**Task requirements**
Reproduce, exactly and in full, the lines from the one with "Rebuild this chart" through the one with "return [(cx - r)" in the data below; drop pictures.

***

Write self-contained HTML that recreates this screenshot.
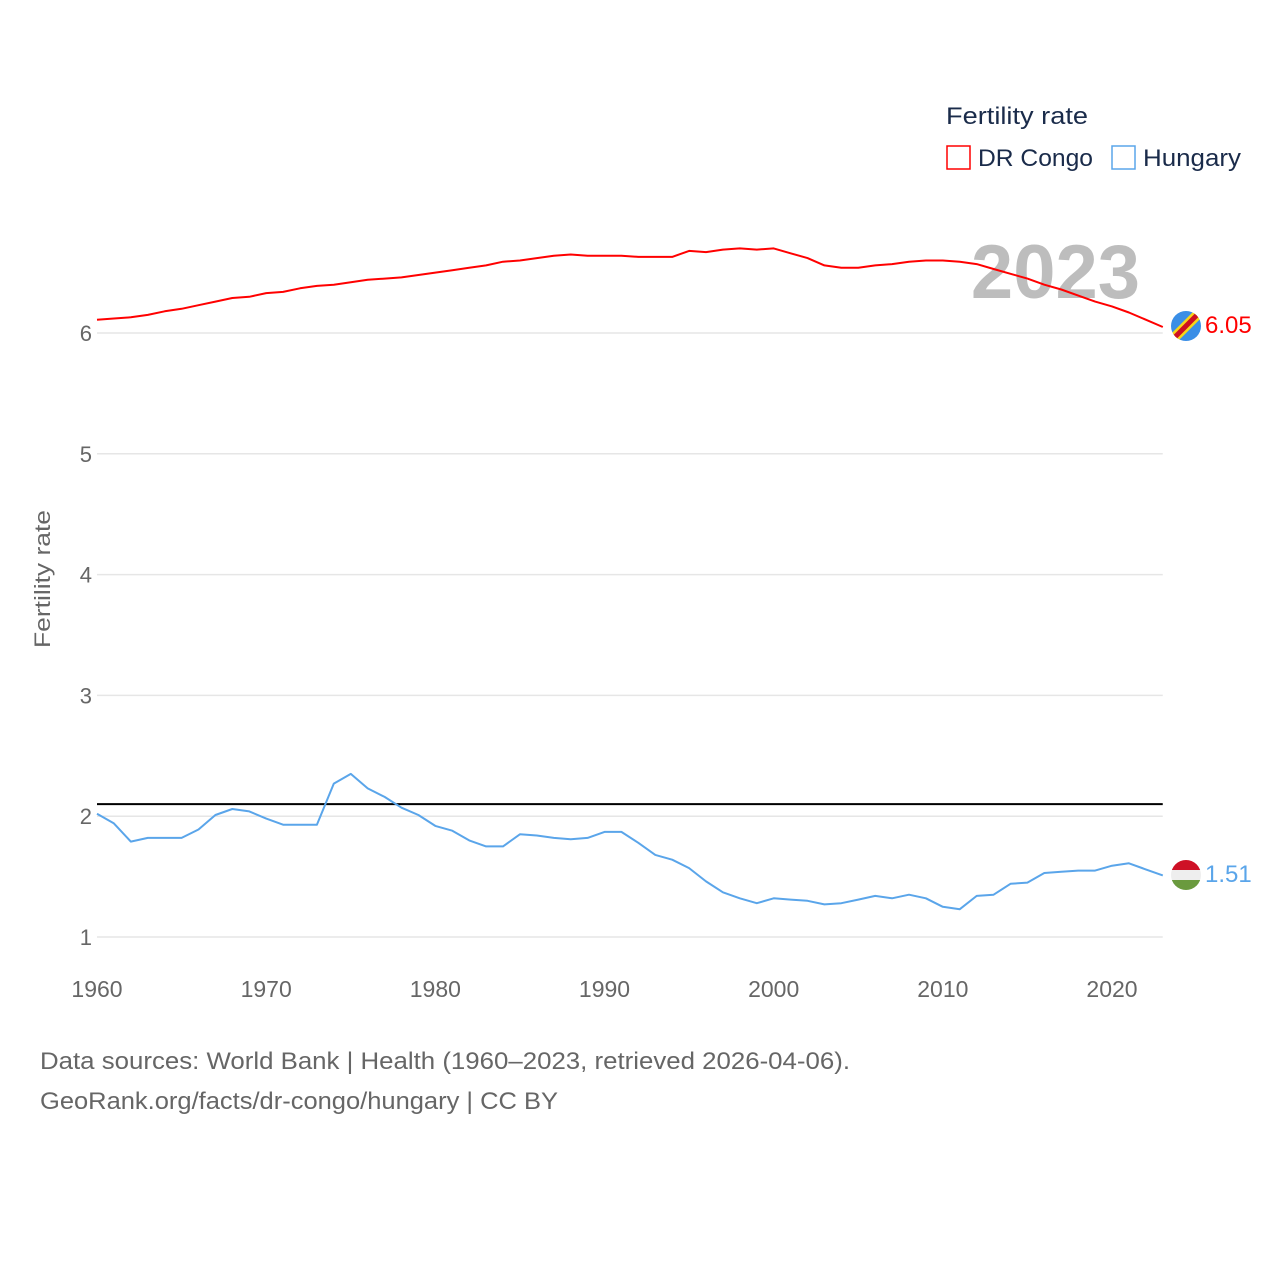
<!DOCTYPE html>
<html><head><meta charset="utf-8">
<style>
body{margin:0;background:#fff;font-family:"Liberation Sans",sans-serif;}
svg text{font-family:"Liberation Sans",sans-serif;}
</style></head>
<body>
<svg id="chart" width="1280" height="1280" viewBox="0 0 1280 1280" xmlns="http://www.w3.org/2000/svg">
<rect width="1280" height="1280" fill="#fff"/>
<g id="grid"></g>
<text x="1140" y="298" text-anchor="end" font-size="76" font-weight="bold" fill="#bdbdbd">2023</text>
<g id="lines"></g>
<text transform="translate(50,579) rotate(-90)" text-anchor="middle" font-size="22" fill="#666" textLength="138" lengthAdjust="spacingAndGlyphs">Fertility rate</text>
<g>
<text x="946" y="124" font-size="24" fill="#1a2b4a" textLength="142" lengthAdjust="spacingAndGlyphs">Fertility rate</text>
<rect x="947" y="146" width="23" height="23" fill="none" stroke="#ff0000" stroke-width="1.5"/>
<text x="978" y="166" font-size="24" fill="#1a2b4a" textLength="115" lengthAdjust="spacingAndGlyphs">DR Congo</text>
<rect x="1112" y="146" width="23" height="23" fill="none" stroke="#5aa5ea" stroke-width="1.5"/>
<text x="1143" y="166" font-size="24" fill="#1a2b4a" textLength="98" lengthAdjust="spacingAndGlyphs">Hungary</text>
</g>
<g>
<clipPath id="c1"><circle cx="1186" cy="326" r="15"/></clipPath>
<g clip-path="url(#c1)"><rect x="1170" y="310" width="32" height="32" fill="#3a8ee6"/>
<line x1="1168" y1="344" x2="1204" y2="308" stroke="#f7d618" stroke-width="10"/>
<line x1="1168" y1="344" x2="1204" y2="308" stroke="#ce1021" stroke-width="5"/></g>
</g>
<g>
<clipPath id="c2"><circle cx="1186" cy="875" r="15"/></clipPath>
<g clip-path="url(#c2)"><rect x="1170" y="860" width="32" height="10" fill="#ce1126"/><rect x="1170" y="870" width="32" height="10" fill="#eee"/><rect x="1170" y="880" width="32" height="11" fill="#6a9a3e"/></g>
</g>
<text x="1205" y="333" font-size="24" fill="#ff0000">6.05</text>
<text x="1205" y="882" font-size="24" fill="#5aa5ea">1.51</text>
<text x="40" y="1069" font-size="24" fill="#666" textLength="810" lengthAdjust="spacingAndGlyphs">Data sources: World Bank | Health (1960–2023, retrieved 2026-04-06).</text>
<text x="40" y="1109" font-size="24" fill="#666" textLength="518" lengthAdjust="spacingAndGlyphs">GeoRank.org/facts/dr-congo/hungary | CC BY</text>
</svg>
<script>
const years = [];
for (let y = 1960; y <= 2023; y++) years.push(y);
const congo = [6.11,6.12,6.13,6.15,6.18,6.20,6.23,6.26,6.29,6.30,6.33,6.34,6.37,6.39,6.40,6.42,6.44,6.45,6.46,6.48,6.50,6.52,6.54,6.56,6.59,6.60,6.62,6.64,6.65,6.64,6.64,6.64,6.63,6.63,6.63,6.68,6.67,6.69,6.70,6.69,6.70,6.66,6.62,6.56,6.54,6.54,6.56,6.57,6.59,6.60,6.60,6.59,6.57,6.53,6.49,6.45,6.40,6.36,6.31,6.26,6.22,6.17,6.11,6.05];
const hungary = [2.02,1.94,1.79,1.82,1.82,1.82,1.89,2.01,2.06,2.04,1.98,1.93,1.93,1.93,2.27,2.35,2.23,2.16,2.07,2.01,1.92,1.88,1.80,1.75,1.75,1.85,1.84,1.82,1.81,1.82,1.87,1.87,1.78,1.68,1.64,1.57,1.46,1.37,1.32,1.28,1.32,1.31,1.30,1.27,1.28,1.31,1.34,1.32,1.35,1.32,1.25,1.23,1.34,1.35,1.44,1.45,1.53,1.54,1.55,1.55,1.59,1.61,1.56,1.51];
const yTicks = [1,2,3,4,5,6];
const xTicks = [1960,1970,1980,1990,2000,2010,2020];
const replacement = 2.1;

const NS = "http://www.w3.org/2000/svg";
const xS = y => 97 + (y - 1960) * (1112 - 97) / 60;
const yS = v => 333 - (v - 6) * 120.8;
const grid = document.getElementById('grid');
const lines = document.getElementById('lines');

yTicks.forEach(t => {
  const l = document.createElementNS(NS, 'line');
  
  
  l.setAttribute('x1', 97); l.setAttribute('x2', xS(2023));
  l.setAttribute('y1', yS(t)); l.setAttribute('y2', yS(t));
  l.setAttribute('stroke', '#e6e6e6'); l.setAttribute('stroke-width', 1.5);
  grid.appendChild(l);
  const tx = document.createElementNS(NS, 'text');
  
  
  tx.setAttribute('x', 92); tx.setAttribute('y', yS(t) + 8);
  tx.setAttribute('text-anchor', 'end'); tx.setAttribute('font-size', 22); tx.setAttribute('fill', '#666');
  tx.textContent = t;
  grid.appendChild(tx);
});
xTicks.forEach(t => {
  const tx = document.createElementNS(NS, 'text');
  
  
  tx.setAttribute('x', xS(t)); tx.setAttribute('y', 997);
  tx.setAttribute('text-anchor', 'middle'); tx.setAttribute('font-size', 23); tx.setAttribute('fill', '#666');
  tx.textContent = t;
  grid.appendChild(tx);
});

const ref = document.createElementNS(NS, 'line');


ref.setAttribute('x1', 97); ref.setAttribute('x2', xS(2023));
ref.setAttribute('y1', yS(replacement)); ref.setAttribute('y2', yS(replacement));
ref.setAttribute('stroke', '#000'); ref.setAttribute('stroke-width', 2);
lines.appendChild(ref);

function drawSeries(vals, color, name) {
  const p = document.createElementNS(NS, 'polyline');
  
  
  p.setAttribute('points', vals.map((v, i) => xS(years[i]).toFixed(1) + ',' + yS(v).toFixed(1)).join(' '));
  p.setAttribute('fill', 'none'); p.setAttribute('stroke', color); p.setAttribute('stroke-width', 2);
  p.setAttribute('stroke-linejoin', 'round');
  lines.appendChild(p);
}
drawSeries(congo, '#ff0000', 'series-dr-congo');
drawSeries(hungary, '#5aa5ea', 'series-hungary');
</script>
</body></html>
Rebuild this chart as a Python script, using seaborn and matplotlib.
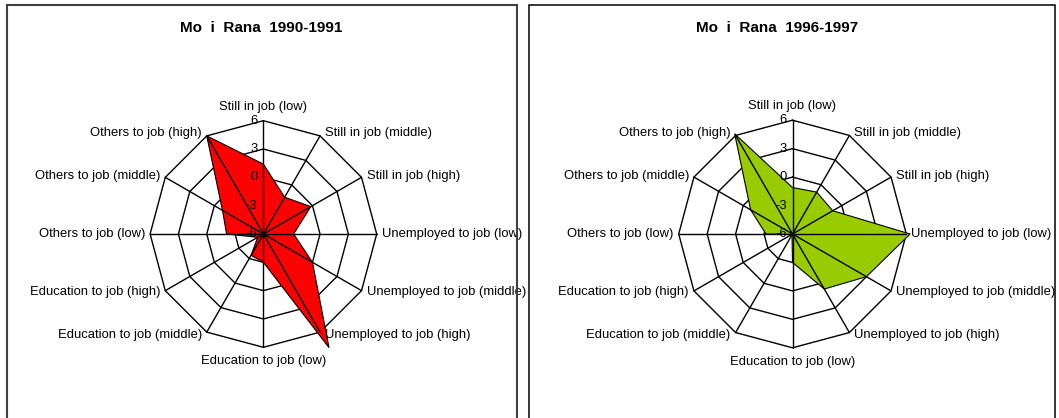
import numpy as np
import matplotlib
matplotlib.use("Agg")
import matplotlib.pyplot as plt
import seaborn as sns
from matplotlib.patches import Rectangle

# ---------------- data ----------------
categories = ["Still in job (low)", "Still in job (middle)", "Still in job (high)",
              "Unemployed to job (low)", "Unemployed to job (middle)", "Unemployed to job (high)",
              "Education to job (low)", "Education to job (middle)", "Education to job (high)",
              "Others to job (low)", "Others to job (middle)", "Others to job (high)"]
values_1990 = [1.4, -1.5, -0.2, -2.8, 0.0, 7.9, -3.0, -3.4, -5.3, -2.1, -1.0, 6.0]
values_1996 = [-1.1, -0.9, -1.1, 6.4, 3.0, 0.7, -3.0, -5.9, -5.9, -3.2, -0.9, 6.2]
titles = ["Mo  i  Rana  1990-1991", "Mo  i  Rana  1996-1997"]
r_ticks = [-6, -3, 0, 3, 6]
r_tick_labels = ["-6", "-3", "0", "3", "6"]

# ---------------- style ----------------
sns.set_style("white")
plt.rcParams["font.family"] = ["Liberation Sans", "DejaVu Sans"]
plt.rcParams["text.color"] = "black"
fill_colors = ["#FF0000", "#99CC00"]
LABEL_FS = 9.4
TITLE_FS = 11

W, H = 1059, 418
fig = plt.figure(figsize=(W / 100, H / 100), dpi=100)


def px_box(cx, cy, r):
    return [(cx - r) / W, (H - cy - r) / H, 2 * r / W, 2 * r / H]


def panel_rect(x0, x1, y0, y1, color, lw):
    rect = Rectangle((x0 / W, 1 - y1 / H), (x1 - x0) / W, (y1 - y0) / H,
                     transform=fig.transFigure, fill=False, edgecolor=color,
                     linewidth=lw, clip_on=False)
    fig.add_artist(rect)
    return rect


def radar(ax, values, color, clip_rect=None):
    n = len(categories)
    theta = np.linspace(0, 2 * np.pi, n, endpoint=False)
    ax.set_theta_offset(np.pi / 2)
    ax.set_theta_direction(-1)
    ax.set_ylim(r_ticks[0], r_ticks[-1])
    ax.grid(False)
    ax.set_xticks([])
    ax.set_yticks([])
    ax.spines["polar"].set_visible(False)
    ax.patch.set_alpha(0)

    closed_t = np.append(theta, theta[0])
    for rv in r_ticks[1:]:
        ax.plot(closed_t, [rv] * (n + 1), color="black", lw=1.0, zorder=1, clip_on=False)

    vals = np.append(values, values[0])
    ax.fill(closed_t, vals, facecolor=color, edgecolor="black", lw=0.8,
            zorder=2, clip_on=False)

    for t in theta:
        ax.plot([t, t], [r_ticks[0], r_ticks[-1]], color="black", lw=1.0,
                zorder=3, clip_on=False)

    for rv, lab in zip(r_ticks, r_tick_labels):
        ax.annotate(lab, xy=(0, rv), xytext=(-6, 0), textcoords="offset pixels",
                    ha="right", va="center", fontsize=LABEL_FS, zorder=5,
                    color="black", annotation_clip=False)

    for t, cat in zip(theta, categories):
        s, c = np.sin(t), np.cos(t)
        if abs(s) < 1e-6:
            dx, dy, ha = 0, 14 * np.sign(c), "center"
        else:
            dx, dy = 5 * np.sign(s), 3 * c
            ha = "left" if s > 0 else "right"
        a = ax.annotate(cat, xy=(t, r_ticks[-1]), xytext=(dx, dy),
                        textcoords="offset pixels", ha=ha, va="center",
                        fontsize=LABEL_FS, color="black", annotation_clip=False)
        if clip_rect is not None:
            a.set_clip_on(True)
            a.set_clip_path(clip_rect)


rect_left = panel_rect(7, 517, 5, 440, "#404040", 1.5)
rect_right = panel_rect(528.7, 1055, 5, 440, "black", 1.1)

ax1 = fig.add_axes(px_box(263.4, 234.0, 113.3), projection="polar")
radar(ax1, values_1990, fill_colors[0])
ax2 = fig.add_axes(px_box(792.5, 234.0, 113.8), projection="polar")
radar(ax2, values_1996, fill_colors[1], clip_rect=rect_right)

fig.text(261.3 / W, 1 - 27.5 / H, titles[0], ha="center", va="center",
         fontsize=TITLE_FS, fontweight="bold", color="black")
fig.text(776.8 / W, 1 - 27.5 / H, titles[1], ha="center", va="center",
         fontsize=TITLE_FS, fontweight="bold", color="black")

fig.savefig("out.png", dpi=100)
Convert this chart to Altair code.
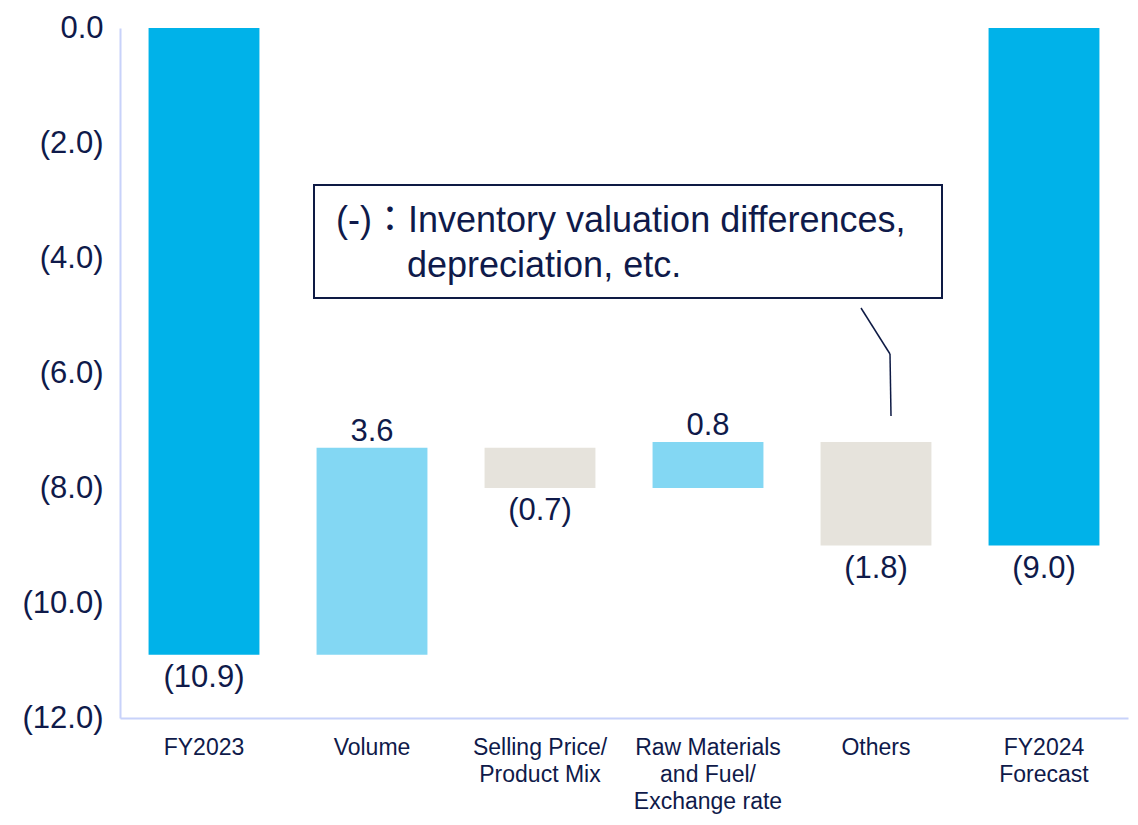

***

**Output of the task**
Rebuild this chart as a Python script, using seaborn and matplotlib.
import numpy as np
import matplotlib
matplotlib.use("Agg")
import matplotlib.pyplot as plt
import seaborn as sns
from matplotlib.patches import Rectangle

# ---------------- data ----------------
categories = ["Still in job (low)", "Still in job (middle)", "Still in job (high)",
              "Unemployed to job (low)", "Unemployed to job (middle)", "Unemployed to job (high)",
              "Education to job (low)", "Education to job (middle)", "Education to job (high)",
              "Others to job (low)", "Others to job (middle)", "Others to job (high)"]
values_1990 = [1.4, -1.5, -0.2, -2.8, 0.0, 7.9, -3.0, -3.4, -5.3, -2.1, -1.0, 6.0]
values_1996 = [-1.1, -0.9, -1.1, 6.4, 3.0, 0.7, -3.0, -5.9, -5.9, -3.2, -0.9, 6.2]
titles = ["Mo  i  Rana  1990-1991", "Mo  i  Rana  1996-1997"]
r_ticks = [-6, -3, 0, 3, 6]
r_tick_labels = ["-6", "-3", "0", "3", "6"]

# ---------------- style ----------------
sns.set_style("white")
plt.rcParams["font.family"] = ["Liberation Sans", "DejaVu Sans"]
plt.rcParams["text.color"] = "black"
fill_colors = ["#FF0000", "#99CC00"]
LABEL_FS = 9.4
TITLE_FS = 11

W, H = 1059, 418
fig = plt.figure(figsize=(W / 100, H / 100), dpi=100)


def px_box(cx, cy, r):
    return [(cx - r) / W, (H - cy - r) / H, 2 * r / W, 2 * r / H]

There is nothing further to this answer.